Storsjön (/sv/, lit. 'The Great Lake') is a lake in Gävle Municipality and Sandviken Municipality in Gästrikland and is a part of Gavleån. Storsjön has an area of a 70.6 km2, a greatest depth of 15 m, and is approximately 62 m above sea level. The lake is drained by Gavleån. Experimental fishing has proved that there are many different varieties of fish here, such as perch, bream, sea bream and ruffe.

An old saying says that the lake has "just as many islands as there are days in a year" which should not be interpreted literally, but simply means that they are too many to count (a more accurate figure would be around 150 islands). Storsjön is mostly around 2–5 m in depth.

Old sources claim that Storsjön previously went by the name of Odensjön. This could possibly be proven by a 17th-century map where Gavleån, that flows through Gävle, is called Odensjöströmmen (lit. "Stream of Odensjön"). Storsjön is connected to Gavleån, which is connected to the sea.

==Fish==
By experimental fishing, these fishes have been caught:
- Perch
- Bream
- Sea bream
- Ruffe
- Pike
- Sander
- Cyprinidae
- Bleak
- Roach
- European smelt
- Crucian carp
- Rudd
- Vendace
- Tench
- Vimba vimba

==Compounds related to the lake==
- Sandvikens segelsällskap SSS (lit. "Sandviken Yacht Club")
- Föreningen Rädda Storsjön (lit. "Compound Save the Great Lake")

==Beaches==
Water samples are taken at the following beaches in Storsjön:
- Hedåsbadet, Sandviken
- Strandbaden, Årsunda
- Sörtuttsbadet, Sandviken

==Catchment areas==
Storsjön is a part of catchment area (671779-155196) which the Swedish Meteorological and Hydrological Institute calls Utloppet av Storsjön (lit. "The outlet of the Great Lake").

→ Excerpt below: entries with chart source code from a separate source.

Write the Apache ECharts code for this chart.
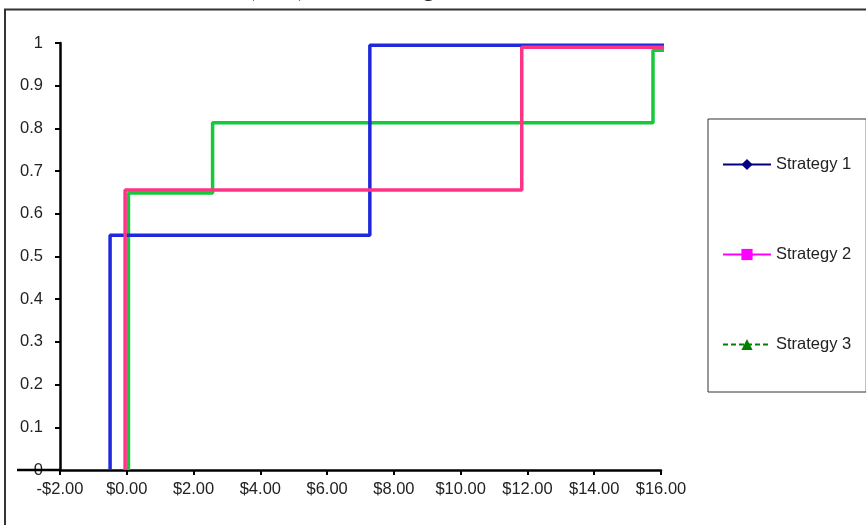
<!DOCTYPE html>
<html>
<head>
<meta charset="utf-8">
<script src="https://cdn.jsdelivr.net/npm/echarts@6/dist/echarts.min.js"></script>
<style>
  html, body { margin: 0; padding: 0; background: #fff; }
  #chart { width: 866px; height: 525px; }
</style>
</head>
<body>
<div id="chart"></div>
<script>
// Cumulative risk profile: payoff where each jump happens, and the cumulative probability after it
const strategyNames = ['Strategy 1', 'Strategy 2', 'Strategy 3'];
const s1Jumps = [-0.5, 7.28];
const s1Cum = [0.55, 0.995];
const s2Jumps = [-0.05, 11.83];
const s2Cum = [0.656, 0.99];
const s3Jumps = [0.05, 2.57, 15.76];
const s3Cum = [0.649, 0.813, 0.983];
const payoffEnd = 16.2;

const xTicks = [-2, 0, 2, 4, 6, 8, 10, 12, 14, 16];
const yTicks = [0, 0.1, 0.2, 0.3, 0.4, 0.5, 0.6, 0.7, 0.8, 0.9, 1];

const captionLead = 'Draw the Cumulative Risk Profile ';
const captionTail = '(CRP) for all strategies as shown below.';

// step points: start at zero at the first jump, then each level held until the next jump
function stepPoints(jumps, cum) {
  const pts = [[jumps[0], 0]];
  jumps.forEach((x, i) => pts.push([x, cum[i]]));
  pts.push([payoffEnd, cum[cum.length - 1]]);
  return pts;
}

function money(v) {
  const s = '$' + Math.abs(v).toFixed(2);
  return v < 0 ? '-' + s : s;
}

const font = 'Liberation Sans, Arial, sans-serif';
const chart = echarts.init(document.getElementById('chart'), null, { renderer: 'canvas' });

const lineColors = ['#1f28dc', '#ff3386', '#16c83a'];
const legendColors = ['#000080', '#ff00ff', '#008000'];

chart.setOption({
  animation: false,
  backgroundColor: '#ffffff',
  grid: { left: 60, right: 205, top: 43, bottom: 55 },
  xAxis: {
    type: 'value',
    min: xTicks[0],
    max: xTicks[xTicks.length - 1],
    interval: 2,
    splitLine: { show: false },
    axisLine: { onZero: false, lineStyle: { color: '#000', width: 2.5 } },
    axisTick: { show: true, length: 5, lineStyle: { color: '#000', width: 2 } },
    axisLabel: { color: '#222', fontFamily: font, fontSize: 16.5, margin: 11, formatter: money }
  },
  yAxis: {
    type: 'value',
    min: yTicks[0],
    max: yTicks[yTicks.length - 1],
    interval: 0.1,
    splitLine: { show: false },
    axisLine: { show: true, onZero: false, lineStyle: { color: '#000', width: 2.5 } },
    axisTick: { show: true, length: 5, lineStyle: { color: '#000', width: 2 } },
    axisLabel: {
      color: '#222', fontFamily: font, fontSize: 16.5, margin: 17,
      formatter: v => String(Math.round(v * 10) / 10)
    }
  },
  legend: {
    orient: 'vertical',
    left: 708,
    top: 119,
    padding: [37, 15, 39, 14],
    itemGap: 73,
    itemWidth: 48,
    itemHeight: 14,
    borderColor: '#333',
    borderWidth: 1,
    backgroundColor: '#fff',
    textStyle: { color: '#222', fontFamily: font, fontSize: 16.5 },
    data: [
      { name: strategyNames[0],
        itemStyle: { color: legendColors[0] }, lineStyle: { color: legendColors[0], width: 2, type: 'solid' } },
      { name: strategyNames[1],
        itemStyle: { color: legendColors[1] }, lineStyle: { color: legendColors[1], width: 2, type: 'solid' } },
      { name: strategyNames[2],
        itemStyle: { color: legendColors[2] }, lineStyle: { color: legendColors[2], width: 2, type: [5, 3] } }
    ]
  },
  series: [
    { name: strategyNames[2], type: 'line', step: 'end', symbol: 'triangle', showSymbol: false,
      clip: false, z: 2,
      data: stepPoints(s3Jumps, s3Cum), lineStyle: { color: lineColors[2], width: 3.5 },
      itemStyle: { color: lineColors[2] } },
    { name: strategyNames[0], type: 'line', step: 'end', symbol: 'diamond', showSymbol: false,
      clip: false, z: 3,
      data: stepPoints(s1Jumps, s1Cum), lineStyle: { color: lineColors[0], width: 3.5 },
      itemStyle: { color: lineColors[0] } },
    { name: strategyNames[1], type: 'line', step: 'end', symbol: 'rect', showSymbol: false,
      clip: false, z: 4,
      data: stepPoints(s2Jumps, s2Cum), lineStyle: { color: lineColors[1], width: 3.5 },
      itemStyle: { color: lineColors[1] } }
  ]
});

// frame, caption above it, and the stretch of the category axis left of the value axis
const origin = chart.convertToPixel({ gridIndex: 0 }, [xTicks[0], 0]);
const captionFont = '23px "Liberation Serif", serif';
chart.setOption({
  graphic: [
    { type: 'rect', z: -1, silent: true,
      shape: { x: 5, y: 9.5, width: 880, height: 540 },
      style: { fill: 'none', stroke: '#333', lineWidth: 2 } },
    { type: 'text', silent: true, x: 247, y: 1,
      style: { text: captionLead, fill: '#111', font: captionFont,
               align: 'right', verticalAlign: 'bottom' } },
    { type: 'text', silent: true, x: 247, y: 1,
      style: { text: captionTail, fill: '#111', font: captionFont,
               align: 'left', verticalAlign: 'bottom' } },
    { type: 'line', silent: true, z: 10,
      shape: { x1: 17, y1: origin[1], x2: origin[0], y2: origin[1] },
      style: { stroke: '#000', lineWidth: 2.5 } }
  ]
});
</script>
</body>
</html>
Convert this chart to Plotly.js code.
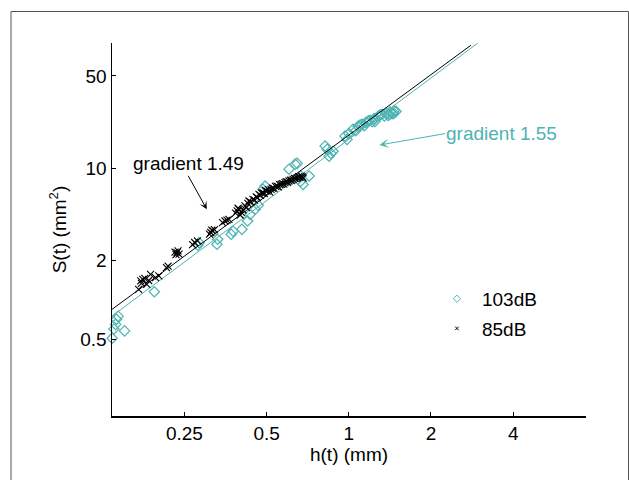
<!DOCTYPE html>
<html><head><meta charset="utf-8">
<script src="https://cdn.plot.ly/plotly-3.0.1.min.js"></script>
<style>html,body{margin:0;padding:0;background:#fff}#chart{width:629px;height:480px}</style>
</head><body><div id="chart"></div>
<script>
// 103dB series (cyan diamonds): h(t) in mm, S(t) in mm^2
const h103 = [0.136,0.141,0.140,0.138,0.143,0.151,0.194,0.280,0.283,0.329,0.331,0.371,0.377,0.406,0.426,0.435,0.454,0.466,0.485,0.494,0.604,0.636,0.647,0.669,0.680,0.716,0.665,0.819,0.833,0.847,0.861,0.876,0.969,0.986,1.000,1.037,1.060,1.081,1.100,1.119,1.140,1.157,1.180,1.197,1.220,1.238,1.248,1.280,1.300,1.324,1.350,1.370,1.393,1.410,1.417,1.440,1.460,1.465,1.490];
const s103 = [0.51,0.71,0.65,0.60,0.75,0.58,1.15,2.59,2.71,2.64,2.88,3.14,3.31,3.43,3.96,4.45,4.86,5.21,6.9,7.3,9.8,10.7,10.85,8.7,7.5,8.7,7.9,14.7,13.9,12.3,12.9,13.4,17.5,16.5,18.3,19.66,19.2,20.7,21.2,21.5,21.0,22.2,22.8,23.0,22.5,23.8,22.6,24.7,25.2,25.6,24.8,26.0,25.1,25.5,26.7,25.8,26.0,27.2,26.9];
// 85dB series (black crosses)
const h85 = [0.170,0.173,0.176,0.174,0.182,0.179,0.188,0.185,0.2016,0.196,0.218,0.215,0.231,0.235,0.239,0.233,0.237,0.2728,0.268,0.279,0.3125,0.318,0.309,0.322,0.315,0.352,0.364,0.345,0.358,0.390,0.397,0.404,0.385,0.393,0.400,0.410,0.417,0.422,0.431,0.427,0.438,0.446,0.452,0.458,0.463,0.469,0.475,0.480,0.485,0.490,0.496,0.502,0.508,0.513,0.519,0.525,0.532,0.539,0.546,0.552,0.558,0.565,0.571,0.578,0.584,0.590,0.597,0.604,0.611,0.618,0.625,0.632,0.640,0.647,0.655,0.662,0.669,0.675,0.680];
const s85 = [1.20,1.39,1.43,1.33,1.31,1.45,1.56,1.40,1.52,1.47,1.80,1.75,2.30,2.28,2.22,2.20,2.35,2.72,2.62,2.80,3.24,3.33,3.15,3.40,3.38,3.96,4.08,3.85,4.02,4.72,4.86,4.60,4.55,4.95,4.40,4.80,5.15,5.00,5.62,5.40,5.50,5.79,5.70,6.05,5.95,6.32,6.20,6.45,6.50,6.38,6.75,6.69,6.85,6.60,6.89,7.05,7.00,7.25,7.30,7.20,7.48,7.52,7.60,7.55,7.75,7.88,7.80,7.97,8.10,8.05,8.21,8.35,8.30,8.45,8.60,8.50,8.69,8.55,8.40];
// fitted power-law lines (end points)
const fit103H = [0.1326, 2.97];
const fit103S = [0.724, 89];
const fit85H = [0.1358, 2.80];
const fit85S = [0.845, 85.5];
// axes
const xTickVals = [0.25, 0.5, 1, 2, 4];
const xTickText = ['0.25', '0.5', '1', '2', '4'];
const yTickVals = [0.5, 2, 10, 50];
const yTickText = ['0.5', '2', '10', '50'];
const xRange = [0.1358, 7.39];
const yRange = [0.131, 88.97];

const CYAN = '#4db3b3';
const FONT = 'Liberation Sans, Arial, Helvetica, sans-serif';
const FS = 19;
const L = Math.log10;

const traces = [
  {x: h103, y: s103, type: 'scatter', mode: 'markers', showlegend: false, cliponaxis: false,
   marker: {symbol: 'diamond-open', size: 8, color: CYAN, line: {width: 1.2, color: CYAN}}},
  {x: fit103H, y: fit103S, type: 'scatter', mode: 'lines', showlegend: false,
   line: {color: CYAN, width: 1}},
  {x: h85, y: s85, type: 'scatter', mode: 'markers', showlegend: false, cliponaxis: false,
   marker: {symbol: 'x-thin-open', size: 7, color: '#000', line: {width: 1.1, color: '#000'}}},
  {x: fit85H, y: fit85S, type: 'scatter', mode: 'lines', showlegend: false,
   line: {color: '#000', width: 1}},
  {x: [null], y: [null], type: 'scatter', mode: 'markers', name: '103dB', legendgroup: 'a',
   marker: {symbol: 'diamond-open', size: 5.5, color: CYAN, line: {width: 1, color: CYAN}}},
  {x: [null], y: [null], type: 'scatter', mode: 'markers', name: '85dB', legendgroup: 'b',
   marker: {symbol: 'x-thin-open', size: 3.5, color: '#000', line: {width: 1, color: '#000'}}}
];

const layout = {
  width: 629, height: 480,
  margin: {l: 112, r: 43, t: 43, b: 64},
  paper_bgcolor: '#fff', plot_bgcolor: '#fff',
  font: {family: FONT, size: FS, color: '#000'},
  xaxis: {
    type: 'log', range: [L(xRange[0]), L(xRange[1])],
    tickvals: xTickVals, ticktext: xTickText,
    ticks: 'inside', ticklen: 4, tickcolor: '#000', tickwidth: 1,
    showline: true, linecolor: '#000', linewidth: 1.5,
    showgrid: false, zeroline: false,
    title: {text: 'h(t) (mm)', font: {size: FS}, standoff: 3}
  },
  yaxis: {
    type: 'log', range: [L(yRange[0]), L(yRange[1])],
    tickvals: yTickVals, ticktext: yTickText,
    ticks: 'inside', ticklen: 4, tickcolor: '#000', tickwidth: 1,
    showline: true, linecolor: '#000', linewidth: 1.5,
    showgrid: false, zeroline: false,
    title: {text: 'S(t) (mm<sup>2</sup>)', font: {size: FS}, standoff: 8}
  },
  legend: {x: 0.675, y: 0.365, xanchor: 'left', yanchor: 'top', bgcolor: 'rgba(0,0,0,0)',
    font: {size: FS}, itemwidth: 40, traceorder: 'grouped', tracegroupgap: 2},
  annotations: [
    {x: L(0.2584), y: L(10.75), text: 'gradient 1.49', showarrow: false,
     font: {size: FS, color: '#000'}},
    {x: L(0.302), y: L(4.86), text: '', showarrow: true, ax: -19.4, ay: -35,
     arrowhead: 3, arrowsize: 1.3, arrowwidth: 1, arrowcolor: '#000'},
    {x: L(3.633), y: L(18.34), text: 'gradient 1.55', showarrow: false,
     font: {size: FS, color: CYAN}},
    {x: L(1.294), y: L(14.95), text: '', showarrow: true, ax: 67.4, ay: -11.7,
     arrowhead: 3, arrowsize: 1.6, arrowwidth: 1, arrowcolor: CYAN}
  ],
  shapes: [
    {type: 'rect', xref: 'paper', yref: 'paper',
     x0: (11 - 112) / 474, x1: (628.5 - 112) / 474,
     y0: (416 - 490) / 373, y1: (416 - 11.5) / 373,
     line: {color: '#555', width: 1}, fillcolor: 'rgba(0,0,0,0)'}
  ]
};

Plotly.newPlot('chart', traces, layout, {displayModeBar: false, staticPlot: true});
</script>
</body></html>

The median height is 67 m above sea level, and the area is 149 km2. If all the 367 catchment areas are counted upstream the accumulated area would be a 2168.02 km2. The catchment area Gavleån flows into the sea. The catchment area mostly contains forest (36%). The catchment area has a 70.48 km2 of water surface, giving it a lake percentage of %. Settlements in the area contain the size of 10.37 km2, or 7% of the catchment area.